Ōtomo Shōji, “Total Cinema,” Shōnen Magazine (March 30, 1969): Polyekran.

In the months that followed, Ōtomo covered the coming “information society” and the ever-increasing mediation of life by computers. Before and during the Osaka Expo, he put together around a dozen features specifically on its pavilions, technological curiosities, and multimedia spectacles. It would seem that the world of futuristic fantasy that Ōtomo had produced for Magazine in the mid 60s was on the verge of becoming reality. What was “An Introduction to Gekiga” doing amongst this company? What could warrant this paper medium’s praise when the world of visual entertainment was on the verge of complete simulation and total immersion? The official answer, according to “An Introduction,” is that gekiga is the print version of this coming post-typographic culture of the image. But to this I think we can add a few other hypotheses.

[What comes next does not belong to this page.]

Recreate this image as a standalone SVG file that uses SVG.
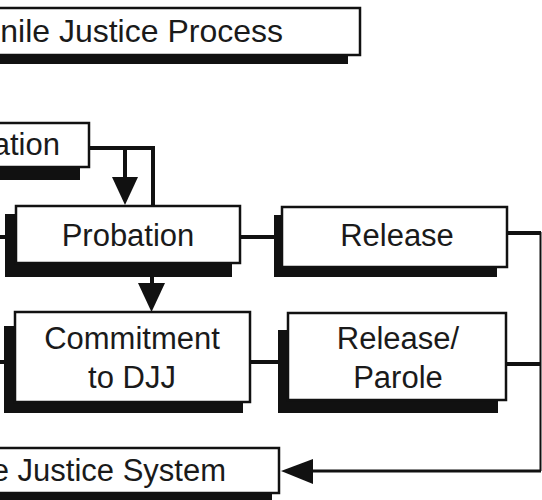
<svg xmlns="http://www.w3.org/2000/svg" width="542" height="500" viewBox="0 0 542 500">
<style>
.box{fill:#fff;stroke:#111;stroke-width:2.5}
.sh{fill:#111}
.t{font-family:"Liberation Sans",Arial,sans-serif;font-size:31px;fill:#1a1a1a}
.c{text-anchor:middle}
.e{text-anchor:end}
.ln{fill:none;stroke:#111;stroke-width:4}
.thin{fill:none;stroke:#111;stroke-width:2}
.ah{fill:#111}
</style>
<rect width="542" height="500" fill="#fff"/>
<g id="connectors">
<path class="ln" d="M89 148 H153 V206"/>
<path class="ln" d="M125 148 V180"/>
<polygon class="ah" points="112,177 138,177 125,205"/>
<path class="ln" d="M152 276 V286"/>
<polygon class="ah" points="138,283 165,283 151.5,312"/>
<path class="ln" d="M0 237 H6"/>
<path class="ln" d="M0 362 H5"/>
<path class="ln" d="M240 237 H275"/>
<path class="ln" d="M250 362 H279"/>
<path class="ln" d="M507 233 H541"/>
<path class="ln" d="M506 364 H541"/>
<path class="thin" d="M540.5 232 V471"/>
<path class="ln" d="M541 471 H310" style="stroke-width:3"/>
<polygon class="ah" points="313,459 313,484 281,471"/>
</g>
<g id="title">
<rect class="sh" x="-20" y="17" width="368" height="47"/>
<rect class="box" x="-10" y="8" width="370" height="47"/>
<text class="t e" x="283" y="42" style="font-size:32px">nile Justice Process</text>
</g>
<g id="intake">
<rect class="sh" x="-20" y="133" width="100" height="47"/>
<rect class="box" x="-10" y="123" width="99" height="44"/>
<text class="t e" x="60" y="155">ation</text>
</g>
<g id="probation">
<rect class="sh" x="5" y="214" width="227" height="63"/>
<rect class="box" x="16" y="206" width="224" height="57"/>
<text class="t c" x="128" y="246">Probation</text>
</g>
<g id="release">
<rect class="sh" x="274" y="215" width="223" height="62"/>
<rect class="box" x="282" y="207" width="225" height="60"/>
<text class="t c" x="397" y="246">Release</text>
</g>
<g id="commitment">
<rect class="sh" x="4" y="326" width="239" height="87"/>
<rect class="box" x="15" y="312" width="235" height="90"/>
<text class="t c" x="132" y="349">Commitment</text>
<text class="t c" x="132" y="388">to DJJ</text>
</g>
<g id="release-parole">
<rect class="sh" x="278" y="330" width="220" height="83"/>
<rect class="box" x="288" y="313" width="218" height="87"/>
<text class="t c" x="398" y="349">Release/</text>
<text class="t c" x="398" y="388">Parole</text>
</g>
<g id="system">
<rect class="sh" x="-20" y="458" width="292" height="50"/>
<rect class="box" x="-10" y="448" width="289" height="45"/>
<text class="t e" x="226" y="481">e Justice System</text>
</g>
</svg>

As I said before, there is a hint of technological old-fashionedness in Ōtomo’s “Introduction,” most obviously in its title page showing manual production and the premodern setting of Saitō’s Muyōnosuke – but also at is core, with its comparisons with classical rather than expanded cinema. What are the effects of a wide-angle lens in the age of the Astrorama? What is narrative construction in the era of the Kinoautomat? What are dramatic details of eyes and feet when whole panels of the Polyekran move forward to snap at your head? Ōtomo might describe gekiga as the future of entertainment, but after the demonstration one feels that it has as much (or as little) to do with those nineteenth century lantern projections as tomorrow’s total cinema. Could there be a strain of nostalgia at work in Ōtomo’s gekiga? One does find in writing from this period occasional description of certain Japanese comics, particularly those by Shirato Sanpei and more generally those in Garo, as remediations of older media, whether forms of comic storytelling or the picture card-based kamishibai. Is gekiga a paper version of the future or a cinematized version of the past? Even in Ōtomo’s futurist approach there seems a touch of indecision on how to answer this question. He might have focused on new worlds, but some of his best pieces are on lost worlds.

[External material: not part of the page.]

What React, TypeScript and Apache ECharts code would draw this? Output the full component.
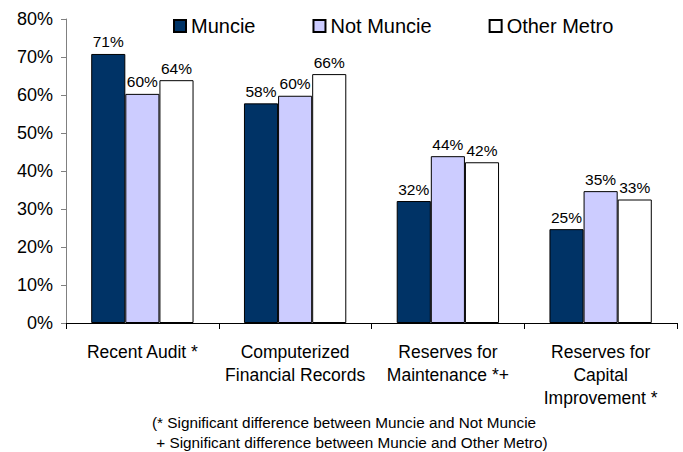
import React, { useEffect, useRef } from "react";
import * as echarts from "echarts";

const categories = [
  "Recent Audit *",
  "Computerized\nFinancial Records",
  "Reserves for\nMaintenance *+",
  "Reserves for\nCapital\nImprovement *",
];
const muncie = [70.8, 57.8, 32.1, 24.7];
const notMuncie = [60.3, 59.8, 43.9, 34.7];
const otherMetro = [63.9, 65.5, 42.3, 32.5];
const seriesNames = ["Muncie", "Not Muncie", "Other Metro"];
const footnote =
  "(* Significant difference between Muncie and Not Muncie\n + Significant difference between Muncie and Other Metro)";

const FONT = "'Liberation Sans', Arial, sans-serif";

export default function App() {
  const ref = useRef<HTMLDivElement>(null);
  useEffect(() => {
    if (!ref.current) return;
    const chart = echarts.init(ref.current, null, { renderer: "svg" });
    const colors = ["#003366", "#CCCCFF", "#FFFFFF"];
    const data = [muncie, notMuncie, otherMetro];
    chart.setOption({
      animation: false,
      textStyle: { fontFamily: FONT },
      legend: {
        left: 168,
        top: 11,
        itemWidth: 12,
        itemHeight: 12,
        itemGap: 57,
        icon: "rect",
        textStyle: { fontSize: 20, color: "#000", fontFamily: FONT },
        data: seriesNames,
      },
      grid: { left: 66, right: 6, top: 19, bottom: 129, containLabel: false },
      xAxis: {
        type: "category",
        data: categories,
        axisLine: { lineStyle: { color: "#000", width: 1 } },
        axisTick: { show: true, length: 6, lineStyle: { color: "#000" } },
        axisLabel: {
          color: "#000",
          fontSize: 17.5,
          lineHeight: 23,
          margin: 17,
          interval: 0,
          fontFamily: FONT,
        },
      },
      yAxis: {
        type: "value",
        min: 0,
        max: 80,
        interval: 10,
        axisLine: { show: true, lineStyle: { color: "#808080", width: 1 } },
        axisTick: { show: true, length: 5, lineStyle: { color: "#808080" } },
        splitLine: { show: false },
        axisLabel: {
          color: "#000",
          fontSize: 18,
          margin: 13,
          formatter: "{value}%",
          fontFamily: FONT,
        },
      },
      series: seriesNames.map((name, i) => ({
        name,
        type: "bar",
        data: data[i],
        barGap: "0%",
        barCategoryGap: "33%",
        itemStyle: { color: colors[i], borderColor: "#000", borderWidth: 1 },
        label: {
          show: true,
          position: "top",
          distance: 4,
          fontSize: 15.5,
          color: "#000",
          fontFamily: FONT,
          formatter: (p: any) => Math.round(p.value) + "%",
        },
      })),
      graphic: [
        {
          type: "text",
          left: 152,
          top: 412,
          style: {
            text: footnote,
            fontSize: 15.3,
            lineHeight: 20,
            fill: "#000",
            fontFamily: FONT,
          },
        },
      ],
    });
    return () => chart.dispose();
  }, []);
  return (
    <div
      ref={ref}
      style={{ position: "fixed", left: 0, top: 0, width: 683, height: 452, background: "#fff" }}
    />
  );
}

Second, situated amidst monsters and aliens, exposés on witch doctors and witch-hunting, and introductions to the history of toilets and fantasy architecture, it would appear that Ōtomo and Magazine regarded gekiga – yes, as the future of entertainment – but also as yet another variety of the wide world of weird shit. Imagining the future might be an adventure into the unknown, but as much science fiction suggests, it is also an opportunity to take pleasure in the strange and exotic. If one reads through gekiga of the “gekiga boom,” this is indeed the case. Its popularity derived not so much from radical new ways of seeing and showing as from a liberal use of action, violence, sex, and vulgarity. This aspect might not be emphasized in “An Introduction to Gekiga,” but considering Ōtomo’s tastes in general, it’s hard to imagine that he only saw in the genre something so clean and conceptual as McLuhan’s post-typographic man or the modernist “camera eye.”